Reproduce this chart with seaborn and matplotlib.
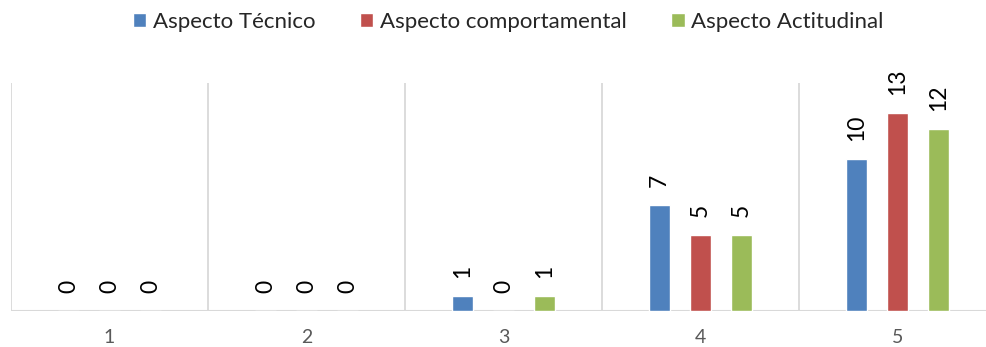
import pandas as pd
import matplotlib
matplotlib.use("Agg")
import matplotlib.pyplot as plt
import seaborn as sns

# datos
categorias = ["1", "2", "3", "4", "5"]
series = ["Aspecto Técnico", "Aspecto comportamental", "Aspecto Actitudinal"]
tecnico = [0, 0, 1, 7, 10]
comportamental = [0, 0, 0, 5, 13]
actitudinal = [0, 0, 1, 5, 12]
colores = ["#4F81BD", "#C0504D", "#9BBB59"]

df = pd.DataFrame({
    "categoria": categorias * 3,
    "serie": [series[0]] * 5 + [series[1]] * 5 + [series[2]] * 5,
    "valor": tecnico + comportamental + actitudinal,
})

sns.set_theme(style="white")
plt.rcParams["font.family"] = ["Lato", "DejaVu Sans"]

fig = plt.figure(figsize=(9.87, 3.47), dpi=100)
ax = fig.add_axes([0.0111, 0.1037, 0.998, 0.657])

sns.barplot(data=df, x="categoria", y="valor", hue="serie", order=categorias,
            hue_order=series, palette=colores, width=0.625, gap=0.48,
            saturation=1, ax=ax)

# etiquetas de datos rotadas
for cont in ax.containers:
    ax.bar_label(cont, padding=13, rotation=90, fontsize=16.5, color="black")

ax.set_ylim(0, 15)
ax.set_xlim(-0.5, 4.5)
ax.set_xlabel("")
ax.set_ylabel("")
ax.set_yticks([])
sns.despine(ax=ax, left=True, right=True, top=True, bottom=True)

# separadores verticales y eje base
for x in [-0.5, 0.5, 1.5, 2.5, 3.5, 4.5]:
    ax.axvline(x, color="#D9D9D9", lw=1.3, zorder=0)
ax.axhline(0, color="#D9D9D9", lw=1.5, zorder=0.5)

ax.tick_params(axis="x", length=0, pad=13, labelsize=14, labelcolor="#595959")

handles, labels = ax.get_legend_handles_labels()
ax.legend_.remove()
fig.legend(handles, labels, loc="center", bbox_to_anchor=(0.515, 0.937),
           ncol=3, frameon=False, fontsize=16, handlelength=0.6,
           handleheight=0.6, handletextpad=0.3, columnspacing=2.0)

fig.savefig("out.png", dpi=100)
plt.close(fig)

_____

Your instructions » Read the lines above. Gather those in which the string "seaborn" is found.

Output for this task »
Reproduce this chart with seaborn and matplotlib.
import seaborn as sns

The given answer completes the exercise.